L’interprétation que l’Église donne à cette entrée triomphale de Jésus à Jérusalem est unanime. Une prophétie de l’Ancien Testament prononcée quelque cinq siècles avant Jésus-Christ vient d’être accomplie : « Sois transportée d’allégresse, fille de Sion! […] Voici ton roi, il vient à toi; il est juste et victorieux, il est humble et monté sur un âne… » (Za 9.9). Ce sont là les paroles du prophète Zacharie. Montant sur le petit d’un âne, Jésus s’identifiait aux aspirations messianiques du peuple juif. Ce n’est pas une mesure de modestie excessive qui lui fait choisir cette monture insolite. Des siècles durant, les juifs de la patrie et ceux de la diaspora s’attendaient à l’avènement du Libérateur.

Jésus apparut à l’époque où sa nation était asservie sous le joug de fer des Romains, souffrait et luttait pour s’affranchir. L’attente messianique cherchait le conducteur charismatique qui pourrait les libérer, et des leaders n’avaient pas manqué de soulever les cœurs ou entraîner à leur suite des groupes de zélotes.
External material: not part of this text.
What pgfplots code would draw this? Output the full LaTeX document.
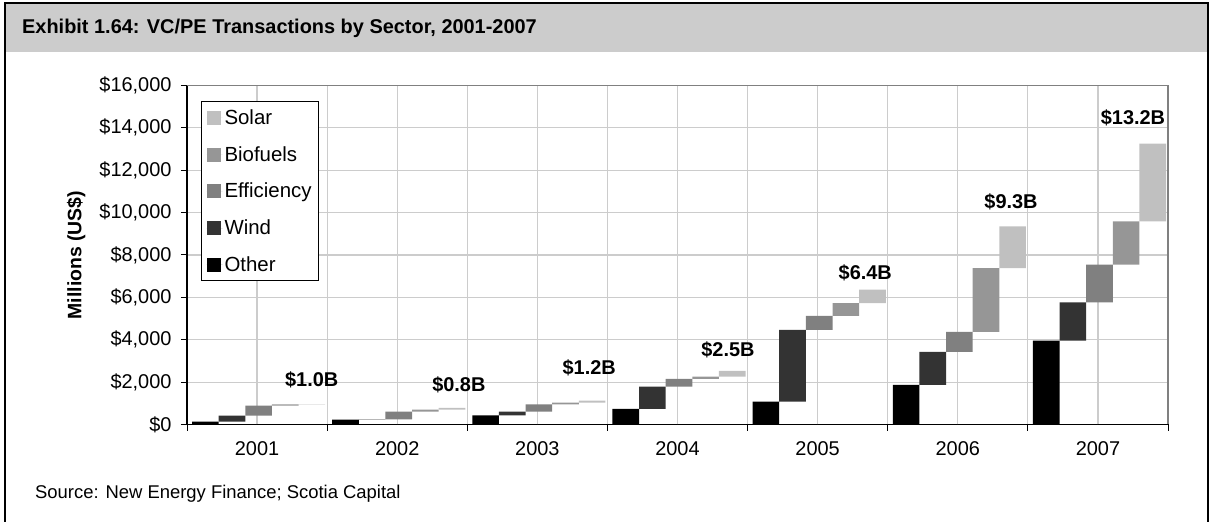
\documentclass[border=0pt]{standalone}
\usepackage{pgfplots}
\pgfplotsset{compat=1.18}
\usepackage{pgfplotstable}
\usepackage{fontspec}
\setmainfont{Liberation Sans}
\definecolor{cOther}{HTML}{000000}
\definecolor{cWind}{HTML}{333333}
\definecolor{cEff}{HTML}{808080}
\definecolor{cBio}{HTML}{969696}
\definecolor{cSolar}{HTML}{C0C0C0}
\definecolor{titlebar}{HTML}{CCCCCC}
\definecolor{gridc}{HTML}{CCCCCC}

% x = bar position, base = start of floating bar, then increments by sector
\pgfplotstableread{
x     base  other wind  eff   bio   solar
0.131 0     130   0     0     0     0
0.321 130   0     290   0     0     0
0.511 420   0     0     470   0     0
0.701 890   0     0     0     60    0
0.891 950   0     0     0     0     15
1.131 0     230   0     0     0     0
1.321 230   0     8     0     0     0
1.511 238   0     0     372   0     0
1.701 610   0     0     0     95    0
1.891 705   0     0     0     0     85
2.131 0     425   0     0     0     0
2.321 425   0     185   0     0     0
2.511 610   0     0     340   0     0
2.701 950   0     0     0     85    0
2.891 1035  0     0     0     0     95
3.131 0     733   0     0     0     0
3.321 733   0     1054  0     0     0
3.511 1787  0     0     364   0     0
3.701 2151  0     0     0     109   0
3.891 2260  0     0     0     0     270
4.131 0     1078  0     0     0     0
4.321 1078  0     3392  0     0     0
4.511 4470  0     0     660   0     0
4.701 5130  0     0     0     600   0
4.891 5730  0     0     0     0     630
5.131 0     1868  0     0     0     0
5.321 1868  0     1560  0     0     0
5.511 3428  0     0     946   0     0
5.701 4374  0     0     0     3011  0
5.891 7385  0     0     0     0     1967
6.131 0     3962  0     0     0     0
6.321 3962  0     1797  0     0     0
6.511 5759  0     0     1782  0     0
6.701 7541  0     0     0     2048  0
6.891 9589  0     0     0     0     3673
}\bars

\begin{document}
\begin{tikzpicture}
\path[use as bounding box] (0,0) rectangle (1214bp,522bp);
\fill[titlebar] (5bp,470bp) rectangle (1208bp,519bp);
\draw[line width=2.5bp] (5bp,0bp) -- (5bp,519bp) -- (1208bp,519bp) -- (1208bp,0bp);
\node[anchor=west, inner sep=0pt, font=\fontsize{20}{22}\bfseries\selectfont] at (22bp,494bp) {Exhibit 1.64: VC/PE Transactions by Sector, 2001-2007};
\node[anchor=west, inner sep=0pt, font=\fontsize{18.5}{22}\selectfont] at (35bp,28bp) {Source: New Energy Finance; Scotia Capital};
\begin{axis}[
  at={(187bp,97.5bp)}, anchor=south west,
  scale only axis, width=981bp, height=339bp,
  xmin=0, xmax=7, ymin=0, ymax=16000,
  ybar stacked, bar width=0.19,
  axis x line*=bottom, axis y line*=left,
  axis line style={line width=1.3bp, black},
  every tick/.style={black, line width=1bp},
  tick align=outside, major tick length=6bp,
  xtick={0,1,...,7}, xticklabels={},
  extra x ticks={0.5,1.5,...,6.5},
  extra x tick labels={2001,2002,2003,2004,2005,2006,2007},
  extra x tick style={grid=major, major tick length=0pt},
  xticklabel style={yshift=-14bp},
  yticklabel style={xshift=-6bp},
  ytick={0,2000,...,16000},
  scaled y ticks=false,
  yticklabel={\$\pgfmathprintnumber{\tick}},
  /pgf/number format/.cd, fixed, 1000 sep={,}, assume math mode=true, /pgfplots/.cd,
  tick label style={font=\fontsize{20}{22}\selectfont},
  xmajorgrids, ymajorgrids,
  major grid style={draw=gridc, line width=1.2bp},
  ylabel={Millions (US\$)},
  every axis y label/.style={at={(axis description cs:-0.113,0.5)}, rotate=90, anchor=center},
  ylabel style={font=\fontsize{19.5}{22}\bfseries\selectfont},
  legend style={at={(0.0143,0.954)}, anchor=north west, draw=black, line width=1bp,
    inner xsep=5bp, inner ysep=6bp, row sep=16.5bp, font=\fontsize{20.5}{22}\selectfont},
  legend cell align=left, reverse legend,
  legend image code/.code={\fill[#1] (0bp,-7bp) rectangle (14bp,7bp); \path (0bp,0bp) -- (16bp,0bp);},
  after end axis/.code={\draw[gray, line width=1.2bp] (rel axis cs:0,1) -- (rel axis cs:1,1) -- (rel axis cs:1,0);},
]
\addplot[draw=none, fill=none, forget plot] table[x=x, y=base] {\bars};
\addplot[draw=none, fill=cOther] table[x=x, y=other] {\bars};
\addplot[draw=none, fill=cWind] table[x=x, y=wind] {\bars};
\addplot[draw=none, fill=cEff] table[x=x, y=eff] {\bars};
\addplot[draw=none, fill=cBio] table[x=x, y=bio] {\bars};
\addplot[draw=none, fill=cSolar] table[x=x, y=solar] {\bars};
\legend{Other, Wind, Efficiency, Biofuels, Solar}
\end{axis}
\begin{axis}[
  at={(187bp,97.5bp)}, anchor=south west,
  scale only axis, width=981bp, height=339bp,
  xmin=0, xmax=7, ymin=0, ymax=16000, hide axis]
\addplot[draw=none, mark=none,
  nodes near coords, point meta=explicit symbolic,
  every node near coord/.style={anchor=center, text=black, font=\fontsize{20}{22}\bfseries\selectfont}]
  coordinates {(0.89,2100) [\$1.0B] (1.94,1870) [\$0.8B] (2.87,2690) [\$1.2B]
    (3.86,3520) [\$2.5B] (4.84,7140) [\$6.4B] (5.88,10500) [\$9.3B] (6.75,14470) [\$13.2B]};
\end{axis}
\end{tikzpicture}
\end{document}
D’un certain Judas, à Bar Cochba, que d’espoirs et d’illusions étaient nés! Au milieu de cette espérance fiévreuse et folle, parmi des groupuscules de résistants zélateurs fomentant la révolte, Jésus apparaît enfin comme le descendant glorieux du roi David. Beaucoup pensent qu’il va enfin inaugurer l’heure de l’émancipation juive et instaurer le pouvoir national et universel dont rêvaient depuis des siècles les descendants du peuple élu.
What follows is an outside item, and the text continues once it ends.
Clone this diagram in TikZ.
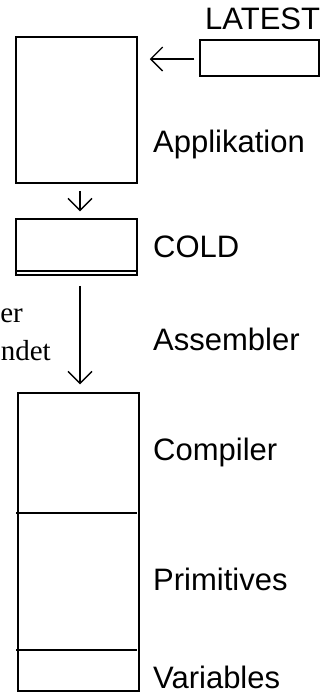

On ne peut pas séparer ce triomphe d’un jour de la tragédie qui va conclure le séjour de Jésus à Jérusalem, car à vue humaine le triomphe tourna au désastre. En relisant la page émouvante du jour des Rameaux, je saisis aussi ces notes de la Passion selon saint Matthieu de Jean-Sébastien Bach, dont le « Salut ô Roi » traduit si fidèlement l’ironie et l’hypocrisie des hommes. Je ne prétends pas que la foule du premier jour de la semaine fut celle qui vociféra le vendredi matin : « Crucifie-le, crucifie-le! » Nous ne voulons pas que cet homme soit notre roi. Mais l’événement aboutit à cette fin tragique. S’agit-il d’une tragédie au sens courant du terme? L’enthousiasme populaire dont Jésus fut l’objet un instant l’aurait-il aveuglé au point de ne pas prévoir la fin et sa mort sur une croix?

Je ne le pense pas. Le témoignage des quatre évangélistes est unanime. Jésus a délibérément marché vers la croix. Il a choisi la mort, il a accepté l’apparente défaite et a fait de sa passion le moyen de sa victoire.
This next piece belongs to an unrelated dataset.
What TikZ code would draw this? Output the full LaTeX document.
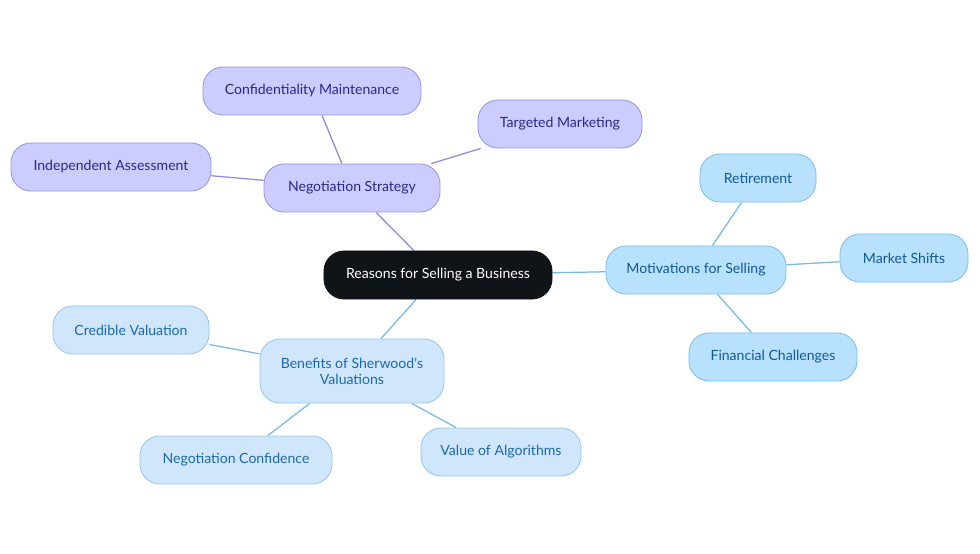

Mais en ce jour de l’entrée à Jérusalem, que l’Église chrétienne tout entière commémore comme « le dimanche des Rameaux », Jésus a laissé un message particulier que l’Église chrétienne reçoit dans la foi, l’espérance et la soumission. Le Christ acclamé dans les « Hosanna! » et les « Hourras! » est véritablement le Seigneur universel.

Gare et malheur à celui ou à ceux qui, accédant au pouvoir, qu’il s’agisse de régimes tyranniques ou même de régimes démocratiques, voudraient exercer de leur propre chef, ou à cause de l’acclamation populaire, un pouvoir qui ne serait pas soumis à l’autorité suprême du Christ, Fils de Dieu et Seigneur universel. Gare et malheur à nos chefs d’État, à nos parlements, à nos partis politiques et à nos syndicats ainsi qu’à toute autre institution qui oublierait ou refuserait ce message-là. Il faut qu’ils lisent et méditent la page des Évangiles rapportant « le fait divers » de l’entrée de Jésus à Jérusalem.

Mais gare et malheur aussi à l’Église du Christ qui, sous prétexte de la royauté du Christ, s’arrogerait aujourd’hui droits, honneurs, prestige, popularité et despotisme pour asservir ses membres ou pour dicter au monde autre chose que la foi et la soumission au Christ et à lui seul. Gare et malheur aux hommes d’Église qui se substitueraient, consciemment ou inconsciemment, à Jésus de Nazareth, dont la royauté s’exerce par le don de soi et dont l’autorité s’établit dans le sacrifice de sa personne. Les premiers disciples du Christ avaient saisi ce message-là. Je comprends leur émotion et leur enthousiasme, leur zèle, leur conviction et leur martyre.